Kamis, 2 Oktober 2025

Pemilu 2019

Mantan Pansel KPK Harap Tak Ada Mantan Koruptor Jadi Caleg

Kita juga berharap anggota legislatif tidak ada yang mantan koruptor dan jangan sampai mereka korupsi

Editor: Johnson Simanjuntak
KOMPAS IMAGES
Mantan Panitia Seleksi Calon Pimpinan Komisi Pemberantasan Korupsi (KPK) Yenti Garnasih. 

TRIBUNNEWS.COM, JAKARTA - Pakar Hukum Pidana Universitas Trisakti Yenti Garnasih mendukung langkah KPU melarang mantan narapidana kasus korupsi mencalonkan diri sebagai Calon Legislatif.

Aturan tersebut, mantan anggota panitia seleksi komisioner KPK ini mengharapkan bisa mencegah seseorang terlibat korupsi menjadi Caleg.

"Kita juga berharap anggota legislatif tidak ada yang mantan koruptor dan jangan sampai mereka korupsi waktu jadi anggota legislatif," ujar Yenti kepada Tribunnews.com, Selasa (3/4/2018).

Artinya tegas dia, kita ingin dunia politik kita bersih dari korupsi.

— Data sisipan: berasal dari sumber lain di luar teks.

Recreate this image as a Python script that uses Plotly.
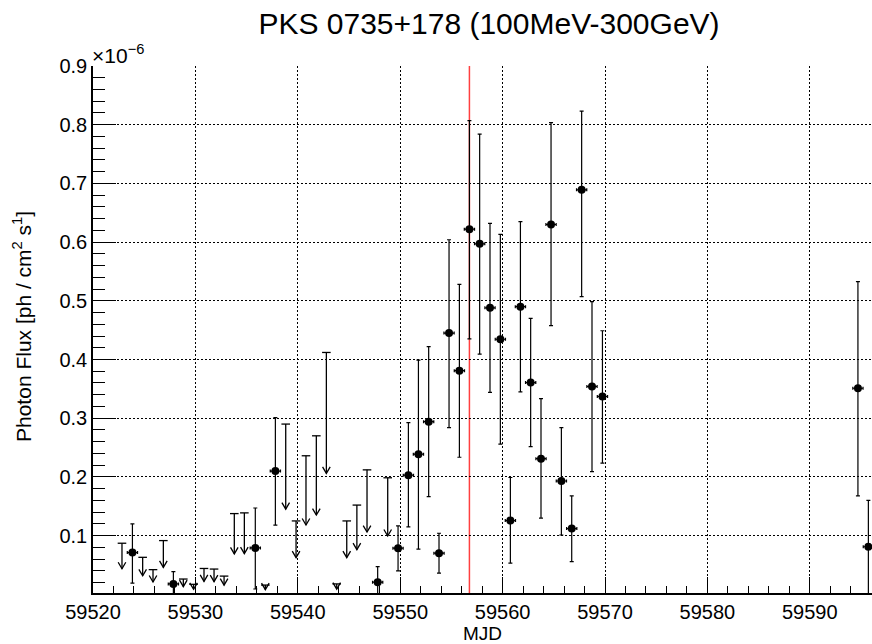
import plotly.graph_objects as go

# ---------------- data (flux in units of 1e-6 ph / cm^2 / s) ----------------
det_mjd = [59523.85, 59527.85, 59535.85, 59537.81, 59547.80, 59549.79, 59550.80,
           59551.78, 59552.78, 59553.79, 59554.77, 59555.78, 59556.76, 59557.76,
           59558.77, 59559.78, 59560.76, 59561.74, 59562.74, 59563.75, 59564.73,
           59565.74, 59566.75, 59567.72, 59568.73, 59569.75, 59594.70, 59595.72]
det_flux = [0.071, 0.0177, 0.079, 0.210, 0.0206, 0.0785, 0.203,
            0.2387, 0.294, 0.070, 0.445, 0.381, 0.622, 0.597,
            0.488, 0.4345, 0.1256, 0.490, 0.3607, 0.231, 0.630,
            0.193, 0.112, 0.689, 0.354, 0.337, 0.351, 0.081]
det_hi = [0.120, 0.0385, 0.147, 0.301, 0.047, 0.1165, 0.2925,
          0.399, 0.422, 0.104, 0.604, 0.528, 0.807, 0.784,
          0.632, 0.613, 0.199, 0.635, 0.470, 0.3334, 0.8036,
          0.284, 0.1676, 0.823, 0.4987, 0.449, 0.5327, 0.160]
det_lo = [0.019, 0.0, 0.009, 0.118, 0.0, 0.040, 0.115,
          0.077, 0.1665, 0.036, 0.284, 0.2335, 0.435, 0.409,
          0.344, 0.256, 0.053, 0.345, 0.2516, 0.1296, 0.4578,
          0.101, 0.0557, 0.507, 0.209, 0.2233, 0.1676, 0.0]
bin_half_width = 0.5

ul_mjd = [59522.83, 59524.85, 59525.86, 59526.87, 59528.82, 59529.82, 59530.84,
          59531.82, 59532.80, 59533.80, 59534.78, 59536.83, 59538.82, 59539.83,
          59540.80, 59541.81, 59542.79, 59543.80, 59544.78, 59545.77, 59546.76,
          59548.78]
ul_flux = [0.087, 0.063, 0.042, 0.0915, 0.026, 0.017, 0.044,
           0.043, 0.031, 0.1375, 0.1387, 0.0157, 0.290, 0.125,
           0.236, 0.270, 0.412, 0.0177, 0.125, 0.152, 0.212,
           0.1985]

flare_mjd = [59556.76]

y_ticks = [0.1, 0.2, 0.3, 0.4, 0.5, 0.6, 0.7, 0.8, 0.9]
x_ticks = [59520, 59530, 59540, 59550, 59560, 59570, 59580, 59590]

# ---------------- layout geometry ----------------
W, H = 872, 644
ML, MR, MT, MB = 93, 0, 66, 51
PW, PH = W - ML - MR, H - MT - MB
x_range = [59520, 59520 + PW / 10.24]
y_range = [0.9 - PH / 587.0, 0.9]

# arrow geometry in data units (derived from pixel scale)
px_x = (x_range[1] - x_range[0]) / PW
px_y = (y_range[1] - y_range[0]) / PH
cap_dx = 4.3 * px_x
head_dx = 3.8 * px_x
head_dy = 6.5 * px_y

ax_x, ax_y = [], []
for x, u in zip(ul_mjd, ul_flux):
    tip = 0.5 * u
    ax_x += [x - cap_dx, x + cap_dx, None, x, x, None, x - head_dx, x, x + head_dx, None]
    ax_y += [u, u, None, u, tip, None, tip + head_dy, tip, tip + head_dy, None]

FONT = "Liberation Sans, Arial, Helvetica, sans-serif"

fig = go.Figure()

# red vertical marker line
for fm in flare_mjd:
    fig.add_shape(type="line", x0=fm, x1=fm, y0=0, y1=1, xref="x", yref="paper",
                  line=dict(color="#ff4040", width=1.5), layer="below")

# upper limits
fig.add_trace(go.Scatter(x=ax_x, y=ax_y, mode="lines",
                         line=dict(color="black", width=1.3),
                         hoverinfo="skip", showlegend=False))

# detections
fig.add_trace(go.Scatter(
    x=det_mjd, y=det_flux, mode="markers",
    marker=dict(color="black", size=8, symbol="circle"),
    error_y=dict(type="data", symmetric=False,
                 array=[h - f for h, f in zip(det_hi, det_flux)],
                 arrayminus=[f - l for f, l in zip(det_flux, det_lo)],
                 color="black", thickness=1.2, width=2),
    error_x=dict(type="constant", value=bin_half_width,
                 color="black", thickness=1.2, width=1.5),
    showlegend=False))

grid_dash = "1.5px,2.5px"
fig.update_layout(
    width=W, height=H,
    margin=dict(l=ML, r=MR, t=MT, b=MB, pad=0),
    paper_bgcolor="white", plot_bgcolor="white",
    font=dict(family=FONT, color="black"),
    title=dict(text="PKS 0735+178 (100MeV-300GeV)",
               x=489 / W, xanchor="center", xref="container",
               y=1 - 23 / H, yanchor="middle", yref="container",
               font=dict(size=30, family=FONT, color="black")),
    xaxis=dict(range=x_range, tickmode="array", tickvals=x_ticks,
               ticktext=[str(t) for t in x_ticks],
               ticks="inside", ticklen=16, tickwidth=1, tickcolor="black",
               minor=dict(dtick=2, tick0=59520, ticks="inside", ticklen=7,
                          tickwidth=1, tickcolor="black", showgrid=False),
               showline=True, linecolor="black", linewidth=1.5, mirror=False,
               showgrid=True, gridcolor="black", gridwidth=1, griddash=grid_dash,
               zeroline=False, tickfont=dict(size=20, family=FONT, color="black")),
    yaxis=dict(range=y_range, tickmode="array", tickvals=y_ticks,
               ticktext=[f"{t:.1f}" for t in y_ticks],
               ticks="inside", ticklen=23, tickwidth=1, tickcolor="black",
               minor=dict(dtick=0.02, tick0=0, ticks="inside", ticklen=12,
                          tickwidth=1, tickcolor="black", showgrid=False),
               showline=True, linecolor="black", linewidth=1.5, mirror=False,
               showgrid=True, gridcolor="black", gridwidth=1, griddash=grid_dash,
               zeroline=False, tickfont=dict(size=20, family=FONT, color="black")),
    annotations=[
        dict(text="×10<sup>−6</sup>", xref="paper", yref="paper", x=0, y=1,
             xanchor="left", yanchor="bottom", showarrow=False, xshift=-3, yshift=-3,
             font=dict(size=21, family=FONT, color="black")),
        dict(text="Photon Flux [ph / cm<sup>2</sup> s<sup>1</sup>]", textangle=-90,
             xref="paper", yref="paper", x=(22 - ML) / PW, y=(H - MB - 327) / PH,
             xanchor="center", yanchor="middle", showarrow=False,
             font=dict(size=21, family=FONT, color="black")),
        dict(text="MJD", xref="paper", yref="paper", x=(482 - ML) / PW,
             y=(H - MB - 633) / PH, xanchor="center", yanchor="middle", showarrow=False,
             font=dict(size=19, family=FONT, color="black")),
    ],
)

fig.write_html("out.html")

Seharusnya juga, menurut dia, orang yang terbukti bersalah melakukan korupsi tidak bisa langsung mencalonkan sebagai kepala daerah atau legislatif.

Karena dia menilai sangat tidak pantas dan tidak mendidik anti korupsi serta berseberangan dengan semangat anti korupsi yang sedang digalakan pemerintah.

Karena itu pula menurut dia, seorang yang sedang menduduki jabatan politik dan berhadapan dengan tuntutan hukum kasus korupsi sudah sepantasnya kalau dicabut hak politiknya.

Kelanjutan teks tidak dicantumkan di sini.